Philip B. Corbett, the standards editor, observed that the news organization’s primary responsibility is to “provide information to readers, not withhold it. Any argument that we should hold back information really has to be compelling.”

He added that, in this case, the children’s names were in the public record created by the court case and had already been reported by another news organization. Also, the case was of great public interest, and the judge saw no reason to suppress the names.

Peter Khoury, the night metro editor, who edited the story, told me the case did not trigger any of the policy rules that would typically force a discussion about naming a child in a news story. Those “triggers” are stories involving juvenile criminal cases — not a civil case like this one — and cases in which children are victims of a sex crime. Mr. Corbett said he wishes, in retrospect, that there had been such a discussion in this case.

For Mr. Khoury and other Times editors I consulted, an important consideration was the belief that the facts of this case did not reflect badly on the children because their actions — riding their bikes on a city sidewalk — were commonplace.

“The story here is the judge’s decision,” Mr. Khoury said. “It isn’t that this kid did anything that any other kid wouldn’t do on a given afternoon.”

A final consideration for The Times was the belief that, even if it withheld the children’s names, their identities would become public because of publication of the parents’ names.

To children’s advocates, though, this journalistic reasoning fails to recognize the real-world impact of subjecting children to public scrutiny. The Rev. Emma Jordan-Simpson, executive director of the Children’s Defense Fund-New York, said it’s a “dangerous trend in America.”

“When we stigmatize them by using their names, we say that childhood in America ends at 4 years old,” she said.

Jennifer March-Joly, executive director of the Citizens’ Committee for Children here in New York, said it can be traumatic to push such young children into the spotlight. “Our immediate concern always is that there are the psychological implications for children who have been named in a nationally circulated newspaper,” she said. “Their environment will change. The people who care for them won’t be able to protect them from discussion of the incident.”

The rise of electronic media makes it much harder to provide a shield to such children. Therese Bottomly, managing editor for readership and standards at The Oregonian in Portland, told me in an e-mail message that electronic archiving and search technology have forced a change in her thinking.

“This question has changed radically for me over the years because of the ‘Google effect,’ ” she said. “I used to think short-term about what effect coverage might have on a child returning the next week to a classroom, say, and whether that should be a consideration. Now, we think about the ramifications if a would-be employer or college admissions counselor searches for a kid 10 years down the road.”

In these circumstances, Ms. Bottomly said, her paper probably would not have used the children’s names. And Rick Thames, editor of The Charlotte Observer in North Carolina, also would have passed on using the names. “You have to ask why it matters in this case,” he noted. “And does that reason outweigh the potential harm to the minors?”

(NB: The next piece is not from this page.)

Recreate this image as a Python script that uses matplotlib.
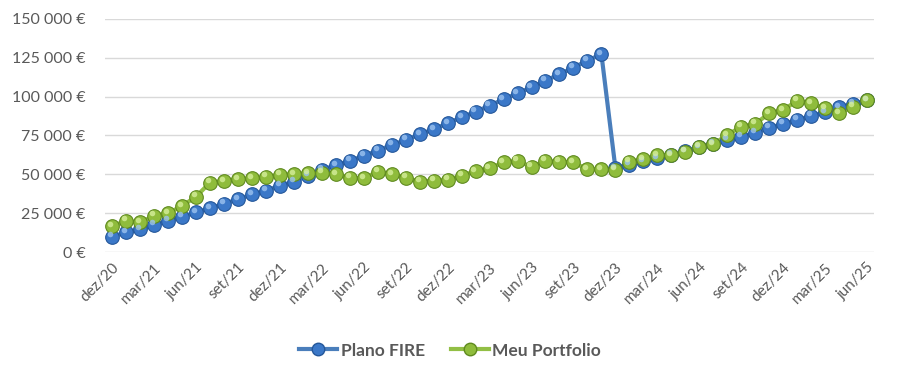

Since becoming public editor, I have seen The Times contend with the issue of naming young kids several times. In one case, involving children in Afghanistan, a careful effort was made to obtain parents’ permission before using a child’s name. In another case, children’s last names were dropped in an article on bullying, in an effort to protect them, but the first names were quite distinctive and tended to identify them.

And yet, in these cases and certainly in the case of the 4-year-old and 5-year-old civil defendants, reader concerns and sometimes parental criticism have swiftly followed publication. Each time, I have come away believing the use of children’s names added little value while creating the possibility of harm. In this case, if the judge’s ruling was the point, why were the children’s names so essential?

As I see it, The Times should update its thinking to recognize the harsh effects of the electronic age. What needs revision is the traditional belief that withholding a child’s name, except under extraordinary circumstances, is some kind of dereliction of duty.